━━━ Task material

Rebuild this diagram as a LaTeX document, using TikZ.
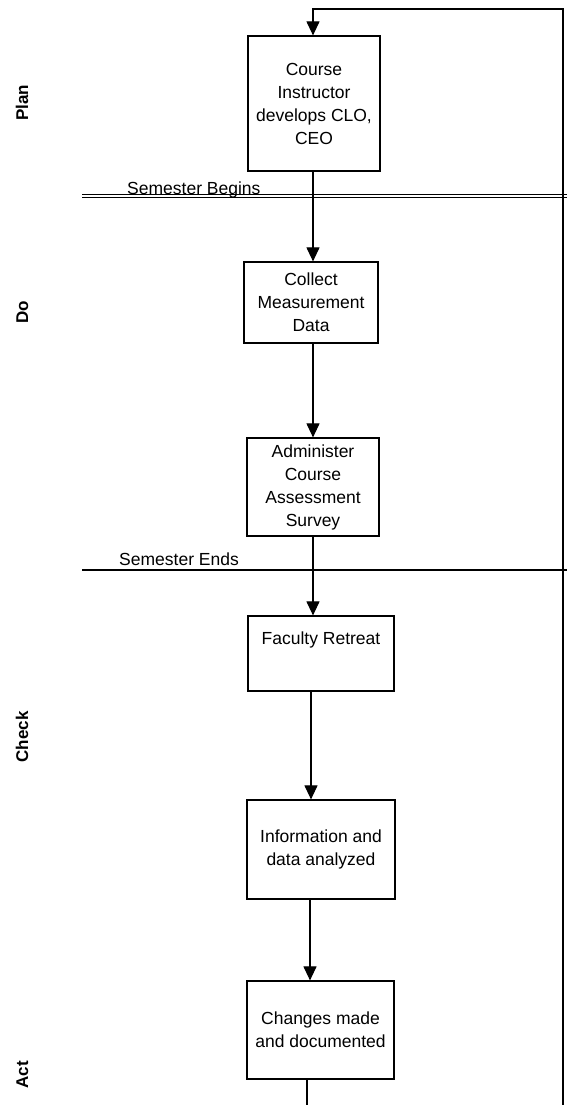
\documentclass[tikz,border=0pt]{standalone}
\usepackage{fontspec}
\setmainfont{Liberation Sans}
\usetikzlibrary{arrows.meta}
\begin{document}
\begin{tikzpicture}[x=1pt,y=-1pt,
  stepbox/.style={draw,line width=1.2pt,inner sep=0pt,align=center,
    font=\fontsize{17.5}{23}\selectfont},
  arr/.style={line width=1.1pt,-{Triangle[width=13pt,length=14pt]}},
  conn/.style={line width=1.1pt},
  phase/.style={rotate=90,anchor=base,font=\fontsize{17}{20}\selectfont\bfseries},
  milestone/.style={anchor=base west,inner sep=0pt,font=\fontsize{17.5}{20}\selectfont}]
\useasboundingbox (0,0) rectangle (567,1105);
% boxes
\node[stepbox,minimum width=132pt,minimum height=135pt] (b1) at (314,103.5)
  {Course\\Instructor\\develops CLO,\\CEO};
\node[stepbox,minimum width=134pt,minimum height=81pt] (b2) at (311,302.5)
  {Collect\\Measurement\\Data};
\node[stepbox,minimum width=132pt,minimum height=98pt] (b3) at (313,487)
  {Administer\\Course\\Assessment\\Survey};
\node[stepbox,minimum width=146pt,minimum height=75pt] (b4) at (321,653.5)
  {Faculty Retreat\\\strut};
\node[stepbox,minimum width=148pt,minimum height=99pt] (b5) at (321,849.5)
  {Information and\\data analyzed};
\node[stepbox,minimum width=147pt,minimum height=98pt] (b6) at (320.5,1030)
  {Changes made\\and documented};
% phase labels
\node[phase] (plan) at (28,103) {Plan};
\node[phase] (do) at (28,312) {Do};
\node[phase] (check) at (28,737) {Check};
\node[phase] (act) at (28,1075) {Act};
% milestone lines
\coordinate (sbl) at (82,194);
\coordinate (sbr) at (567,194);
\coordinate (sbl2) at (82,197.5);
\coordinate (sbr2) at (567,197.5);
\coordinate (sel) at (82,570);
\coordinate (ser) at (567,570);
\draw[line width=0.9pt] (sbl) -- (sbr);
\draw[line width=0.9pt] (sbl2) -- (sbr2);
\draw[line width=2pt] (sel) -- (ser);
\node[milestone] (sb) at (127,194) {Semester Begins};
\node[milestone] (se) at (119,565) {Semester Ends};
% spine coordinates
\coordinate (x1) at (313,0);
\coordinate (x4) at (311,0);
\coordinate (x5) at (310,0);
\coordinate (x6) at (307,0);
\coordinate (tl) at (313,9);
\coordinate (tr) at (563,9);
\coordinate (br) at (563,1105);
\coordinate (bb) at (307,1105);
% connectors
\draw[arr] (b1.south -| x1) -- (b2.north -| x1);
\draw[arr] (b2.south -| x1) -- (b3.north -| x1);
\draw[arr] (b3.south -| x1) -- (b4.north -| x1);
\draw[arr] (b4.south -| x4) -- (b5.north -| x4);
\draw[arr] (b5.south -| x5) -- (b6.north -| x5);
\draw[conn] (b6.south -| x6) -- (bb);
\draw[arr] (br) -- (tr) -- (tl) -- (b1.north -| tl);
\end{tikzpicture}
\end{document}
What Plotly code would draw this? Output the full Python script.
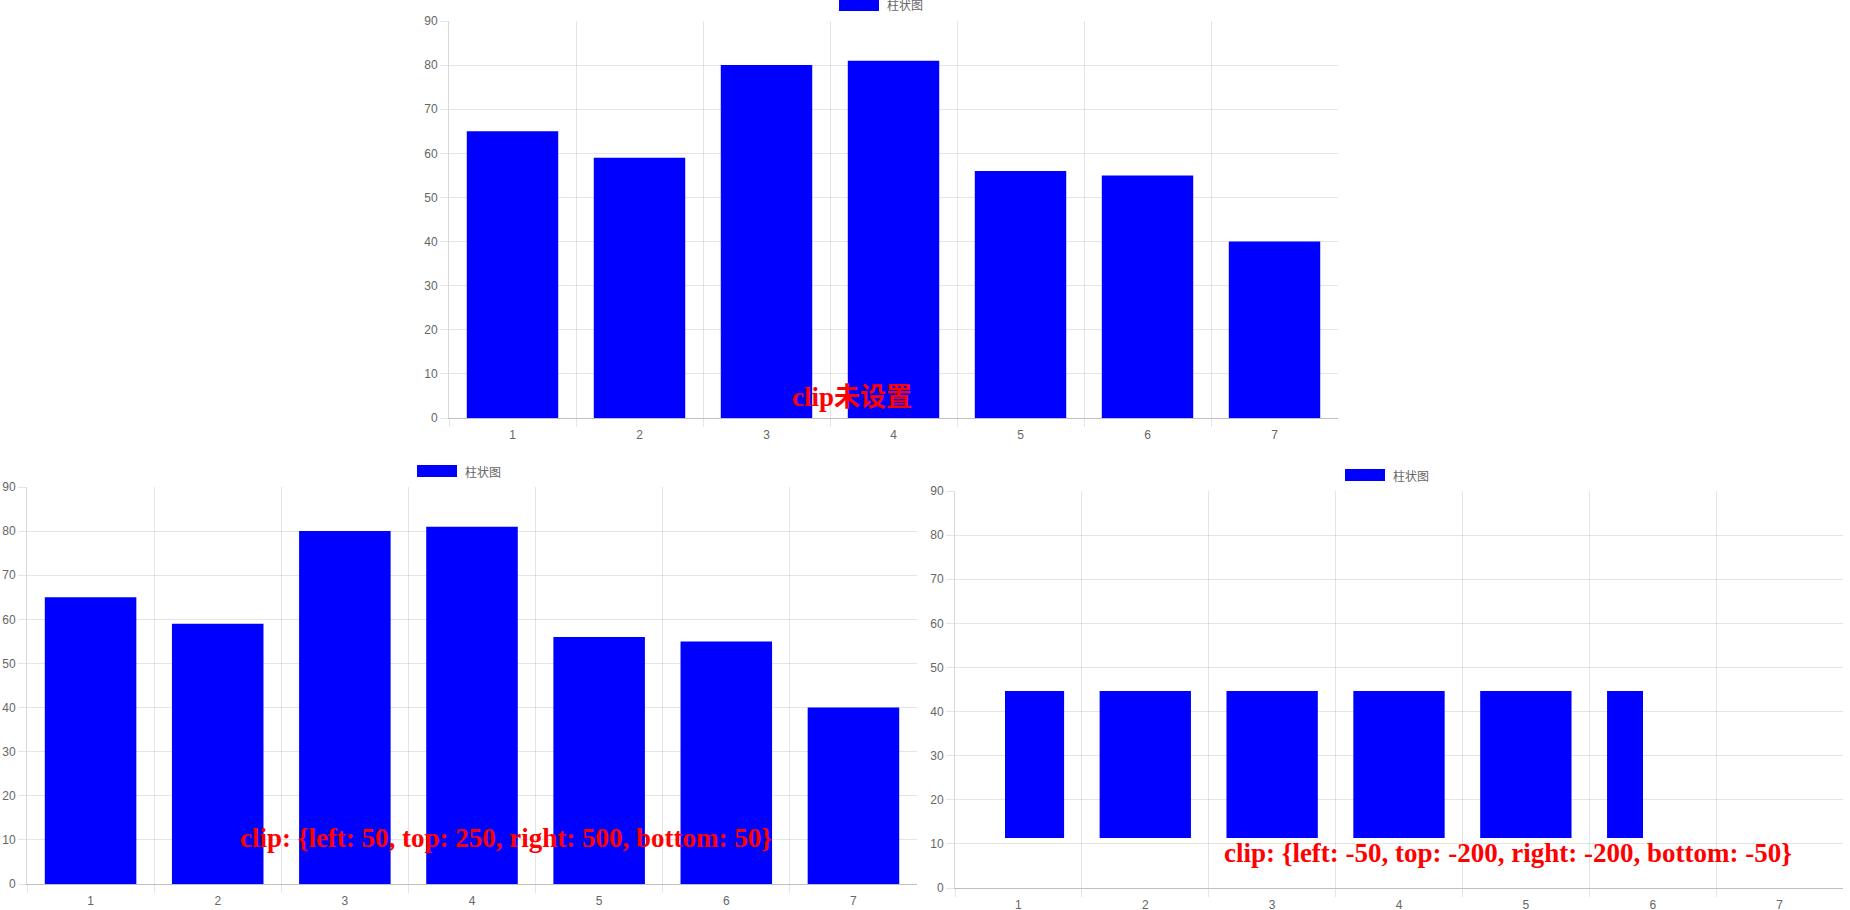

━━━━━━

Print the listing above in full, exactly as written. Omit any pictures.

_The output_
Rebuild this diagram as a LaTeX document, using TikZ.
\documentclass[tikz,border=0pt]{standalone}
\usepackage{fontspec}
\setmainfont{Liberation Sans}
\usetikzlibrary{arrows.meta}
\begin{document}
\begin{tikzpicture}[x=1pt,y=-1pt,
  stepbox/.style={draw,line width=1.2pt,inner sep=0pt,align=center,
    font=\fontsize{17.5}{23}\selectfont},
  arr/.style={line width=1.1pt,-{Triangle[width=13pt,length=14pt]}},
  conn/.style={line width=1.1pt},
  phase/.style={rotate=90,anchor=base,font=\fontsize{17}{20}\selectfont\bfseries},
  milestone/.style={anchor=base west,inner sep=0pt,font=\fontsize{17.5}{20}\selectfont}]
\useasboundingbox (0,0) rectangle (567,1105);
% boxes
\node[stepbox,minimum width=132pt,minimum height=135pt] (b1) at (314,103.5)
  {Course\\Instructor\\develops CLO,\\CEO};
\node[stepbox,minimum width=134pt,minimum height=81pt] (b2) at (311,302.5)
  {Collect\\Measurement\\Data};
\node[stepbox,minimum width=132pt,minimum height=98pt] (b3) at (313,487)
  {Administer\\Course\\Assessment\\Survey};
\node[stepbox,minimum width=146pt,minimum height=75pt] (b4) at (321,653.5)
  {Faculty Retreat\\\strut};
\node[stepbox,minimum width=148pt,minimum height=99pt] (b5) at (321,849.5)
  {Information and\\data analyzed};
\node[stepbox,minimum width=147pt,minimum height=98pt] (b6) at (320.5,1030)
  {Changes made\\and documented};
% phase labels
\node[phase] (plan) at (28,103) {Plan};
\node[phase] (do) at (28,312) {Do};
\node[phase] (check) at (28,737) {Check};
\node[phase] (act) at (28,1075) {Act};
% milestone lines
\coordinate (sbl) at (82,194);
\coordinate (sbr) at (567,194);
\coordinate (sbl2) at (82,197.5);
\coordinate (sbr2) at (567,197.5);
\coordinate (sel) at (82,570);
\coordinate (ser) at (567,570);
\draw[line width=0.9pt] (sbl) -- (sbr);
\draw[line width=0.9pt] (sbl2) -- (sbr2);
\draw[line width=2pt] (sel) -- (ser);
\node[milestone] (sb) at (127,194) {Semester Begins};
\node[milestone] (se) at (119,565) {Semester Ends};
% spine coordinates
\coordinate (x1) at (313,0);
\coordinate (x4) at (311,0);
\coordinate (x5) at (310,0);
\coordinate (x6) at (307,0);
\coordinate (tl) at (313,9);
\coordinate (tr) at (563,9);
\coordinate (br) at (563,1105);
\coordinate (bb) at (307,1105);
% connectors
\draw[arr] (b1.south -| x1) -- (b2.north -| x1);
\draw[arr] (b2.south -| x1) -- (b3.north -| x1);
\draw[arr] (b3.south -| x1) -- (b4.north -| x1);
\draw[arr] (b4.south -| x4) -- (b5.north -| x4);
\draw[arr] (b5.south -| x5) -- (b6.north -| x5);
\draw[conn] (b6.south -| x6) -- (bb);
\draw[arr] (br) -- (tr) -- (tl) -- (b1.north -| tl);
\end{tikzpicture}
\end{document}
What Plotly code would draw this? Output the full Python script.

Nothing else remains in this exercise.